::: DATA SECTION
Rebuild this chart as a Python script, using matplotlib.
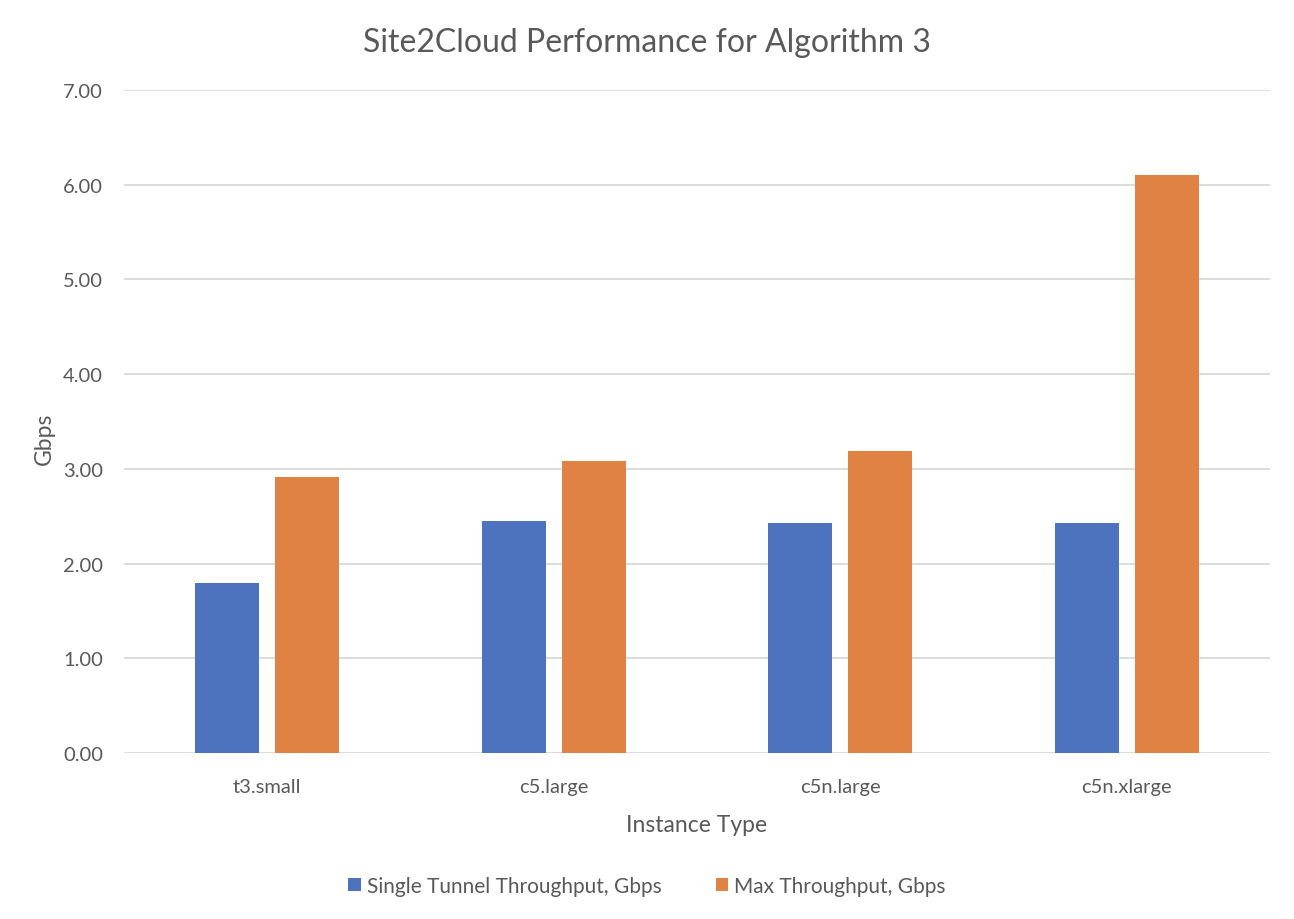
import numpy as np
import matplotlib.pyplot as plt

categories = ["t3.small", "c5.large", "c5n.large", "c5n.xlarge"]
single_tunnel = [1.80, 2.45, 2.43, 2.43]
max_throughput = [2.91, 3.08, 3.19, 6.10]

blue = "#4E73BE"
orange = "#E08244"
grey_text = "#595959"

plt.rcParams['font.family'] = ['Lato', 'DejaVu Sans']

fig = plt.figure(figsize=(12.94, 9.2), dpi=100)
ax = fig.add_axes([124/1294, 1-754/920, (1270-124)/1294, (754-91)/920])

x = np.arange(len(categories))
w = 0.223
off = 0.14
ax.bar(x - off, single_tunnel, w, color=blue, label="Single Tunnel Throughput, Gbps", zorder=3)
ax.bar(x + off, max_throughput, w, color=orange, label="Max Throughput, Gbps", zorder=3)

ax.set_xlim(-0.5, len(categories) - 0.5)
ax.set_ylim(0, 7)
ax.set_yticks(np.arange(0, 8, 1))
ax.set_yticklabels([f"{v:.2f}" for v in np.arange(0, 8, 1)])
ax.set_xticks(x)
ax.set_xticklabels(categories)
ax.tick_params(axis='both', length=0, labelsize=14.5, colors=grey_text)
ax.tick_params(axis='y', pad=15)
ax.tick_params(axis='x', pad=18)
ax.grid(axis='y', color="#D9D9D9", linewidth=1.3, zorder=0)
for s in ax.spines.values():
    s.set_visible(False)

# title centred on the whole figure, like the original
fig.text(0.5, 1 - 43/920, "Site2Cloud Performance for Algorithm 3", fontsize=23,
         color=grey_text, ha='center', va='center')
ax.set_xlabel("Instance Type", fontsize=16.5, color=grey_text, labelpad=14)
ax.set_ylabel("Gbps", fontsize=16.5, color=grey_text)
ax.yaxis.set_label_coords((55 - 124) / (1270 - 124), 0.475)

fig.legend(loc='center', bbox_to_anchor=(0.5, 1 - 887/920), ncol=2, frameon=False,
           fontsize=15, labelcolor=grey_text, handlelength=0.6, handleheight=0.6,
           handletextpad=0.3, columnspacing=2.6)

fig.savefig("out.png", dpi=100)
::::::
GIVEN PROBLEM: Do not copy the pictures, but repeat every line exactly.

SOLUTION FOR THIS PROBLEM:
Rebuild this chart as a Python script, using matplotlib.
import numpy as np
import matplotlib.pyplot as plt

categories = ["t3.small", "c5.large", "c5n.large", "c5n.xlarge"]
single_tunnel = [1.80, 2.45, 2.43, 2.43]
max_throughput = [2.91, 3.08, 3.19, 6.10]

blue = "#4E73BE"
orange = "#E08244"
grey_text = "#595959"

plt.rcParams['font.family'] = ['Lato', 'DejaVu Sans']

fig = plt.figure(figsize=(12.94, 9.2), dpi=100)
ax = fig.add_axes([124/1294, 1-754/920, (1270-124)/1294, (754-91)/920])

x = np.arange(len(categories))
w = 0.223
off = 0.14
ax.bar(x - off, single_tunnel, w, color=blue, label="Single Tunnel Throughput, Gbps", zorder=3)
ax.bar(x + off, max_throughput, w, color=orange, label="Max Throughput, Gbps", zorder=3)

ax.set_xlim(-0.5, len(categories) - 0.5)
ax.set_ylim(0, 7)
ax.set_yticks(np.arange(0, 8, 1))
ax.set_yticklabels([f"{v:.2f}" for v in np.arange(0, 8, 1)])
ax.set_xticks(x)
ax.set_xticklabels(categories)
ax.tick_params(axis='both', length=0, labelsize=14.5, colors=grey_text)
ax.tick_params(axis='y', pad=15)
ax.tick_params(axis='x', pad=18)
ax.grid(axis='y', color="#D9D9D9", linewidth=1.3, zorder=0)
for s in ax.spines.values():
    s.set_visible(False)

# title centred on the whole figure, like the original
fig.text(0.5, 1 - 43/920, "Site2Cloud Performance for Algorithm 3", fontsize=23,
         color=grey_text, ha='center', va='center')
ax.set_xlabel("Instance Type", fontsize=16.5, color=grey_text, labelpad=14)
ax.set_ylabel("Gbps", fontsize=16.5, color=grey_text)
ax.yaxis.set_label_coords((55 - 124) / (1270 - 124), 0.475)

fig.legend(loc='center', bbox_to_anchor=(0.5, 1 - 887/920), ncol=2, frameon=False,
           fontsize=15, labelcolor=grey_text, handlelength=0.6, handleheight=0.6,
           handletextpad=0.3, columnspacing=2.6)

fig.savefig("out.png", dpi=100)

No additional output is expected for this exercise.